TIL: there is a std::kill_dependency function, and its been deprecated in C++26
https://en.cppreference.com/w/cpp/atomic/kill_dependency.html
#cpp
#cplusplus
std::kill_dependency - cppreference.com

@meetingcpp I wonder who writes this kind of code, especially in production?
@madduci it better be high level then :)
@madduci @meetingcpp Well, that nobody used it is part of why it's gone. It's a shame that compilers have found implementing memory_order_consume so difficult.

@meetingcpp
(constexpr since C++26)
(deprecated in C++26)

That is....interesting

@asperamanca indeed :)
But I wonder if thats reflected correctly on cppreference. It might be different in the current draft.
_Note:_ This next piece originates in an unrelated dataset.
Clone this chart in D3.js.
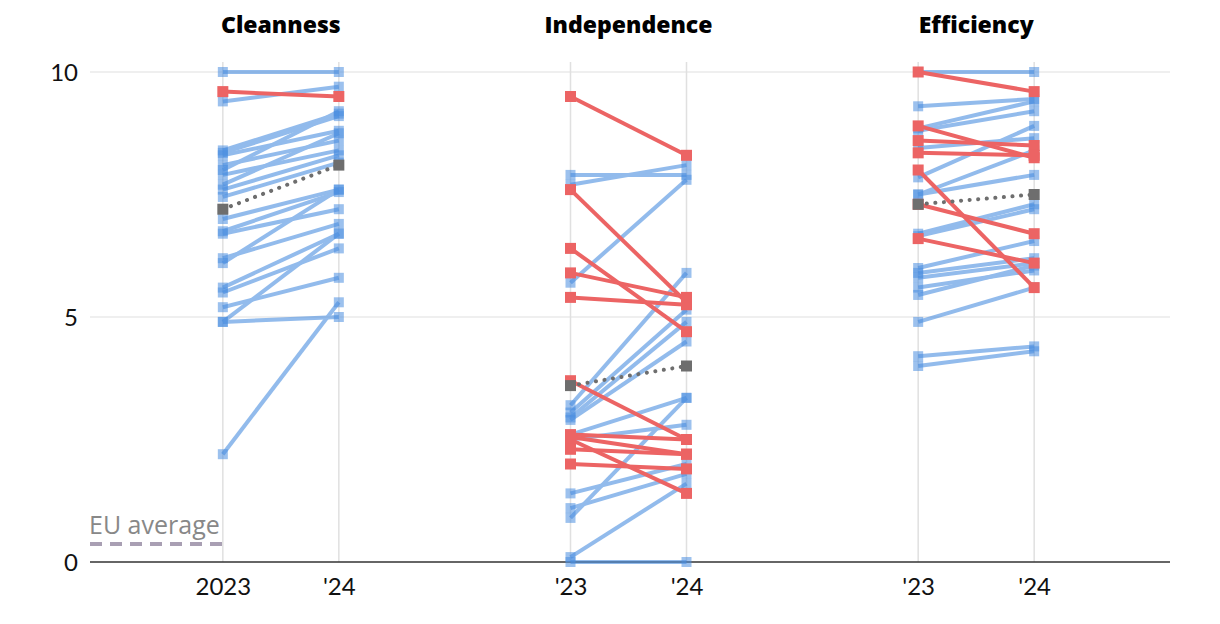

I guess if you want to make as much functions as possible constexpr, then it makes sense to also do that for deprecated ones.

@meetingcpp @hanadusikova might have an idea what's the story behind that

@asperamanca @hanadusikova sure, but I think this is already explained. Making it constexpr makes sense even with deprecation. As folks are using this function out there.

@jfbastien pointed to this paper about memory_order_consume:
https://www.open-std.org/jtc1/sc22/wg21/docs/papers/2018/p0750r1.html

Which gives this some more context. C++26 also deprecates memory_order_consume, as no one has implemented it.